## Exercise task
Give the listing again exactly, omitting its images.

## Data provided

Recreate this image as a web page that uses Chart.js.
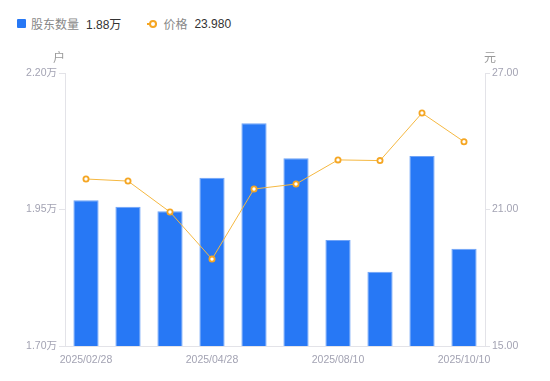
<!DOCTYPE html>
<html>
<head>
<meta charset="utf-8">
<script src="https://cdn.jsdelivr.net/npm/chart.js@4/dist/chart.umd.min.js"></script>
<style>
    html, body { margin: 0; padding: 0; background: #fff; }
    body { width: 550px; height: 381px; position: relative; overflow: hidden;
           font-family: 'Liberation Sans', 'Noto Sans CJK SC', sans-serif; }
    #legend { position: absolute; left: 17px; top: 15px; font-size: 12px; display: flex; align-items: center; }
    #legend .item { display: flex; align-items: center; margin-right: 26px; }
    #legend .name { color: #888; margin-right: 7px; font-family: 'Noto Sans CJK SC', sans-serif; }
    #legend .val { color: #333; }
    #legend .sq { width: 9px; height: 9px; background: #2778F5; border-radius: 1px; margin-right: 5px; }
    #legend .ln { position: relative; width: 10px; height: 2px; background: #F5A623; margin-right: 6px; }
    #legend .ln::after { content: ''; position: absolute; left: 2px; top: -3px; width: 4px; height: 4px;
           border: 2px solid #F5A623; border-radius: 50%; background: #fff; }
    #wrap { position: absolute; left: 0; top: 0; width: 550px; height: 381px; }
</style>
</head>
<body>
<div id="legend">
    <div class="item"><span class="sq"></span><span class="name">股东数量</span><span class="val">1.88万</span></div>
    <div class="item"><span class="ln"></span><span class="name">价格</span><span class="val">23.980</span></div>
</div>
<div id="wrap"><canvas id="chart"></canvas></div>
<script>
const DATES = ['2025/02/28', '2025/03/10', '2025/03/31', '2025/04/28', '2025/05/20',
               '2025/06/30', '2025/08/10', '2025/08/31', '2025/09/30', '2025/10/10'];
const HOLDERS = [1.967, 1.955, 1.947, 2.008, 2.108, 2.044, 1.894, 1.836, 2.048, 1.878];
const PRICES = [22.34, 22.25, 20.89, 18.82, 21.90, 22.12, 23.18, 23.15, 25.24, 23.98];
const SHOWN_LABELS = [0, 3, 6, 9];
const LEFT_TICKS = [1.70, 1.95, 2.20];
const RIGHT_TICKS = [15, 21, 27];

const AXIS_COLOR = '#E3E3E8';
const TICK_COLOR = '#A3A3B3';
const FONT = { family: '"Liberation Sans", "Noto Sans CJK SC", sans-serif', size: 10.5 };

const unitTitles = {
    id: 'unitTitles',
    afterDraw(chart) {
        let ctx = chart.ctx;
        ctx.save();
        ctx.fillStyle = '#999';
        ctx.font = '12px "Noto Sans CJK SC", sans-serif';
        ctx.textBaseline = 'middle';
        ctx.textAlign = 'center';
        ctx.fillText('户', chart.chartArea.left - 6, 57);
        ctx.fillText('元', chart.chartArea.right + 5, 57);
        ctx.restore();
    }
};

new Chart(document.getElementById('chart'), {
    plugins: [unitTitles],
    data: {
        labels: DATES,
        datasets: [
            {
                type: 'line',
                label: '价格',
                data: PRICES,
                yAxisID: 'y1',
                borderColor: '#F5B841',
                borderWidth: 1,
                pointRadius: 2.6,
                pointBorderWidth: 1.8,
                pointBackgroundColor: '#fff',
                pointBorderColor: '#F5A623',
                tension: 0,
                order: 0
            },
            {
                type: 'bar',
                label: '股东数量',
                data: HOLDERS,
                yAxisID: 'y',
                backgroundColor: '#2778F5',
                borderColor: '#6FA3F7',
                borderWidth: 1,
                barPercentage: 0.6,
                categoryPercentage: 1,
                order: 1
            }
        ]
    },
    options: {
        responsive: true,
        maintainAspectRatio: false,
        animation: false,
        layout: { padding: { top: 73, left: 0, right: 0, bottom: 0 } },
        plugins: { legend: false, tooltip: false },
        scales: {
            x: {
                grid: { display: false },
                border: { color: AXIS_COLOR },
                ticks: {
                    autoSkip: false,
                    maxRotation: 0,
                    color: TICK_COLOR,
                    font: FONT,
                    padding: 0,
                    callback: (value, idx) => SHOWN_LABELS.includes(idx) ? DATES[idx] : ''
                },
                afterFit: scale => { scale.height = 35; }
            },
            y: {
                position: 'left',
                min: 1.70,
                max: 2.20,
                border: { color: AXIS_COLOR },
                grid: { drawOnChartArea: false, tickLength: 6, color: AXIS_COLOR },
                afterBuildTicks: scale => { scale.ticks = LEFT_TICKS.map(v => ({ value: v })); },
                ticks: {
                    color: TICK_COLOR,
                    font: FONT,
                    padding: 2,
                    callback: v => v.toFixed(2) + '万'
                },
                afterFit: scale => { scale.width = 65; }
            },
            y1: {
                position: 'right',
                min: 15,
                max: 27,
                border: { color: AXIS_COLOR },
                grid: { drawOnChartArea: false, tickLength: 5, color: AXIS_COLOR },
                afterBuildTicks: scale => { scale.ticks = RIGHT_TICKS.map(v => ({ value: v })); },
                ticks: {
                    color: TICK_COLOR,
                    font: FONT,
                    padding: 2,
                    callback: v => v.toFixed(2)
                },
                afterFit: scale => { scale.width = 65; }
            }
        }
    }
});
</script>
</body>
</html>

## Reply to the exercise
Recreate this image as a web page that uses Chart.js.
<!DOCTYPE html>
<html>
<head>
<meta charset="utf-8">
<script src="https://cdn.jsdelivr.net/npm/chart.js@4/dist/chart.umd.min.js"></script>
<style>
    html, body { margin: 0; padding: 0; background: #fff; }
    body { width: 550px; height: 381px; position: relative; overflow: hidden;
           font-family: 'Liberation Sans', 'Noto Sans CJK SC', sans-serif; }
    #legend { position: absolute; left: 17px; top: 15px; font-size: 12px; display: flex; align-items: center; }
    #legend .item { display: flex; align-items: center; margin-right: 26px; }
    #legend .name { color: #888; margin-right: 7px; font-family: 'Noto Sans CJK SC', sans-serif; }
    #legend .val { color: #333; }
    #legend .sq { width: 9px; height: 9px; background: #2778F5; border-radius: 1px; margin-right: 5px; }
    #legend .ln { position: relative; width: 10px; height: 2px; background: #F5A623; margin-right: 6px; }
    #legend .ln::after { content: ''; position: absolute; left: 2px; top: -3px; width: 4px; height: 4px;
           border: 2px solid #F5A623; border-radius: 50%; background: #fff; }
    #wrap { position: absolute; left: 0; top: 0; width: 550px; height: 381px; }
</style>
</head>
<body>
<div id="legend">
    <div class="item"><span class="sq"></span><span class="name">股东数量</span><span class="val">1.88万</span></div>
    <div class="item"><span class="ln"></span><span class="name">价格</span><span class="val">23.980</span></div>
</div>
<div id="wrap"><canvas id="chart"></canvas></div>
<script>
const DATES = ['2025/02/28', '2025/03/10', '2025/03/31', '2025/04/28', '2025/05/20',
               '2025/06/30', '2025/08/10', '2025/08/31', '2025/09/30', '2025/10/10'];
const HOLDERS = [1.967, 1.955, 1.947, 2.008, 2.108, 2.044, 1.894, 1.836, 2.048, 1.878];
const PRICES = [22.34, 22.25, 20.89, 18.82, 21.90, 22.12, 23.18, 23.15, 25.24, 23.98];
const SHOWN_LABELS = [0, 3, 6, 9];
const LEFT_TICKS = [1.70, 1.95, 2.20];
const RIGHT_TICKS = [15, 21, 27];

const AXIS_COLOR = '#E3E3E8';
const TICK_COLOR = '#A3A3B3';
const FONT = { family: '"Liberation Sans", "Noto Sans CJK SC", sans-serif', size: 10.5 };

const unitTitles = {
    id: 'unitTitles',
    afterDraw(chart) {
        let ctx = chart.ctx;
        ctx.save();
        ctx.fillStyle = '#999';
        ctx.font = '12px "Noto Sans CJK SC", sans-serif';
        ctx.textBaseline = 'middle';
        ctx.textAlign = 'center';
        ctx.fillText('户', chart.chartArea.left - 6, 57);
        ctx.fillText('元', chart.chartArea.right + 5, 57);
        ctx.restore();
    }
};

new Chart(document.getElementById('chart'), {
    plugins: [unitTitles],
    data: {
        labels: DATES,
        datasets: [
            {
                type: 'line',
                label: '价格',
                data: PRICES,
                yAxisID: 'y1',
                borderColor: '#F5B841',
                borderWidth: 1,
                pointRadius: 2.6,
                pointBorderWidth: 1.8,
                pointBackgroundColor: '#fff',
                pointBorderColor: '#F5A623',
                tension: 0,
                order: 0
            },
            {
                type: 'bar',
                label: '股东数量',
                data: HOLDERS,
                yAxisID: 'y',
                backgroundColor: '#2778F5',
                borderColor: '#6FA3F7',
                borderWidth: 1,
                barPercentage: 0.6,
                categoryPercentage: 1,
                order: 1
            }
        ]
    },
    options: {
        responsive: true,
        maintainAspectRatio: false,
        animation: false,
        layout: { padding: { top: 73, left: 0, right: 0, bottom: 0 } },
        plugins: { legend: false, tooltip: false },
        scales: {
            x: {
                grid: { display: false },
                border: { color: AXIS_COLOR },
                ticks: {
                    autoSkip: false,
                    maxRotation: 0,
                    color: TICK_COLOR,
                    font: FONT,
                    padding: 0,
                    callback: (value, idx) => SHOWN_LABELS.includes(idx) ? DATES[idx] : ''
                },
                afterFit: scale => { scale.height = 35; }
            },
            y: {
                position: 'left',
                min: 1.70,
                max: 2.20,
                border: { color: AXIS_COLOR },
                grid: { drawOnChartArea: false, tickLength: 6, color: AXIS_COLOR },
                afterBuildTicks: scale => { scale.ticks = LEFT_TICKS.map(v => ({ value: v })); },
                ticks: {
                    color: TICK_COLOR,
                    font: FONT,
                    padding: 2,
                    callback: v => v.toFixed(2) + '万'
                },
                afterFit: scale => { scale.width = 65; }
            },
            y1: {
                position: 'right',
                min: 15,
                max: 27,
                border: { color: AXIS_COLOR },
                grid: { drawOnChartArea: false, tickLength: 5, color: AXIS_COLOR },
                afterBuildTicks: scale => { scale.ticks = RIGHT_TICKS.map(v => ({ value: v })); },
                ticks: {
                    color: TICK_COLOR,
                    font: FONT,
                    padding: 2,
                    callback: v => v.toFixed(2)
                },
                afterFit: scale => { scale.width = 65; }
            }
        }
    }
});
</script>
</body>
</html>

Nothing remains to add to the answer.